Florence Ventham, a pupil at Notre Dame High School, is fast turning her parents' far-flung collection of bottle tops into must have fashion items with Peroni. Kopparberg cider and Budweiser the current king of the tops to be turned into earrings and bracelets.

Miss Ventham, from Plumstead Road East, said the idea to turn something functional into a fashion item came to her relatively recently after she discovered the collection of bottle tops her parents had amassed from foreign holidays over the past 20 years.

She said: 'One day we were tidying up the garage and came across these bottle tops. I was watching this film, Confessions of a Teenage Drama Queen, in which the girl made herself a Coca Cola bottle top necklace.'

Seeing the 2004 film, an American teen musical starring Lindsay Lohan, got her thinking about putting the tops she had recently discovered to a more useful purpose than gathering dust in the garage.
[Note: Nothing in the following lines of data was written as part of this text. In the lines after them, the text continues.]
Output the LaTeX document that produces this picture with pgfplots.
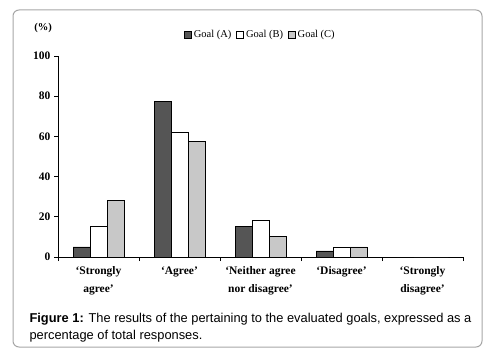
\documentclass[border=0pt]{standalone}
\usepackage{pgfplots}
\pgfplotsset{compat=1.18}
\usepackage{fontspec}
\setmainfont{Liberation Serif}
\newfontfamily\arial{Liberation Sans}
\definecolor{gA}{RGB}{85,85,85}
\definecolor{gC}{RGB}{200,200,200}
\begin{document}
\begin{tikzpicture}[x=1pt,y=1pt]
\path (0,0) rectangle (490,357);
\draw[rounded corners=6pt, color=black!35, line width=1pt] (13,10) rectangle (482,347);
\begin{axis}[
  at={(58pt,100pt)}, anchor=south west,
  scale only axis, width=405pt, height=201pt,
  ybar=0pt, bar width=17pt,
  xmin=-0.5, xmax=4.5, ymin=0, ymax=100,
  axis x line=bottom, axis y line=left,
  axis line style={-, line width=0.8pt},
  xtick={0,1,2,3,4},
  xticklabels={{‘Strongly\\agree’},{‘Agree’},{‘Neither agree\\nor disagree’},{‘Disagree’},{‘Strongly\\disagree’}},
  minor xtick={-0.5,0.5,1.5,2.5,3.5,4.5},
  major x tick style={draw=none},
  minor tick length=4pt,
  major tick length=4pt,
  tick align=outside,
  tick style={line width=0.8pt, black},
  ytick={0,20,40,60,80,100},
  xticklabel style={align=center, font=\bfseries\fontsize{11.5}{17.5}\selectfont, yshift=-2pt},
  yticklabel style={font=\bfseries\fontsize{11.5}{12}\selectfont},
  /pgf/number format/assume math mode=true,
  legend style={at={(0.5,1.105)}, anchor=center, draw=none, font=\fontsize{10.5}{12}\selectfont, legend columns=3, /tikz/every even column/.append style={column sep=3pt}},
  legend image code/.code={\draw[#1, line width=0.6pt] (0pt,-3.5pt) rectangle (7pt,3.5pt);},
]
\addplot[fill=gA, draw=black, line width=0.8pt] coordinates {(0,5) (1,77.4) (2,15.4) (3,3) (4,0)};
\addplot[fill=white, draw=black, line width=0.8pt] coordinates {(0,15.4) (1,62) (2,18.4) (3,5) (4,0)};
\addplot[fill=gC, draw=black, line width=0.8pt] coordinates {(0,28.3) (1,57.5) (2,10.4) (3,5) (4,0)};
\legend{Goal (A),Goal (B),Goal (C)}
\end{axis}
\node[font=\bfseries\fontsize{10.5}{12}\selectfont] at (43,329) {(\%)};
\node[anchor=base west, font=\arial\fontsize{12.85}{14}\selectfont] at (26,35) {\textbf{Figure 1:} The results of the pertaining to the evaluated goals, expressed as a};
\node[anchor=base west, font=\arial\fontsize{12.85}{14}\selectfont] at (26,18) {percentage of total responses.};
\end{tikzpicture}
\end{document}
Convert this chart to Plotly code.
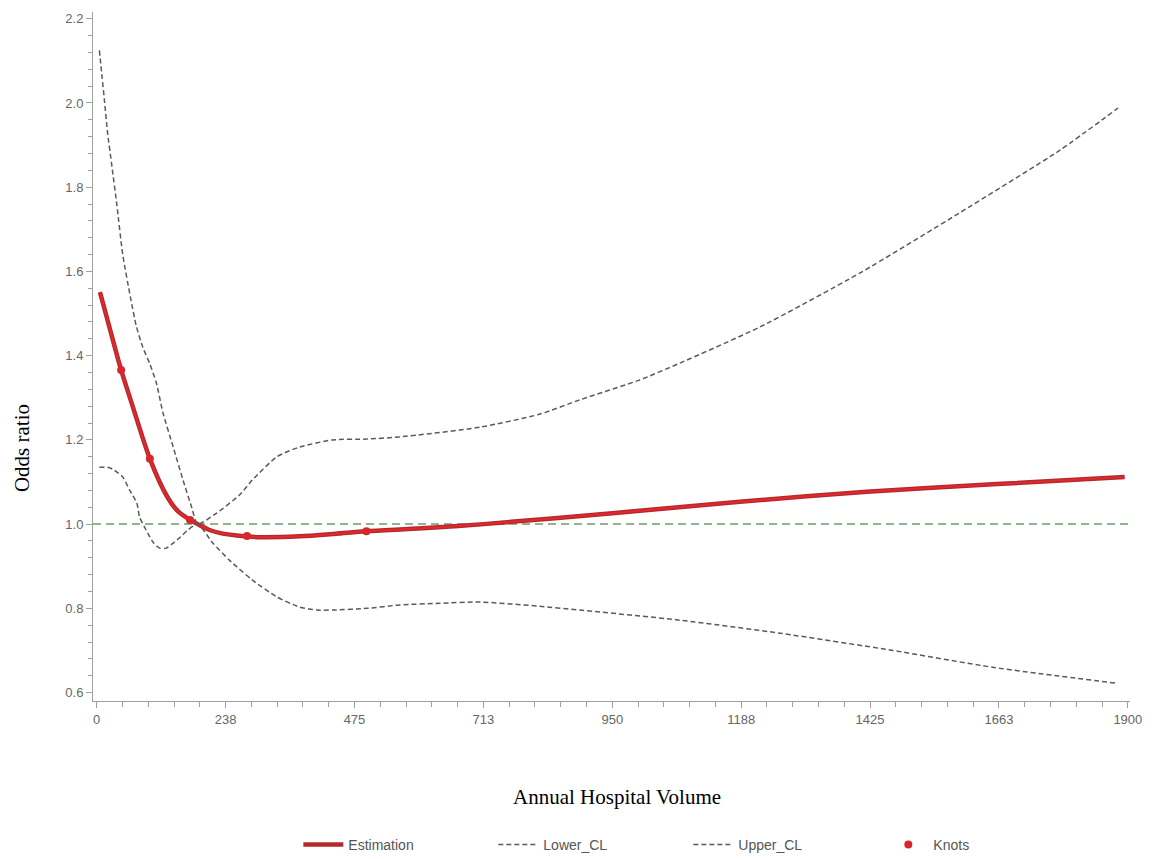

She said: 'I went upstairs and found some old earring backings I hadn't used to make the bottle tops into earrings.'

Miss Ventham made the earrings by using a hammer to hit a small screwdriver she got in a Christmas cracker and make a hole in the top which the backing is pulled through. She said: 'It takes about a minute to make a pair of earrings. It's nice and simple.'

Her school friends have been going crazy for them and now the enterprising teenager, who works at Pizza Hut on Riverside, has produced a number of samples to give Chris Higgins, landlord of the Trafford pub, to show his customers, some of whom have already noticed the jewellery that has been worn by a member of his bar staff.

She said: 'I started wearing them and sold them to my friend who is into different, interesting jewellery and she started showing some of my friends and word just spread. I have some Bacardi ones and a lot of Bud ones and I work in a restaurant so end up with a lot of Peroni ones and Kopparberg ones.'

Miss Ventham, who would like to one day be a professional dancer and who is currently a student at the Julie Glennie School of Dance in Lowestoft, said she enjoys making the earrings which she does with her mum Lesley, 54, who makes bracelets from the tops.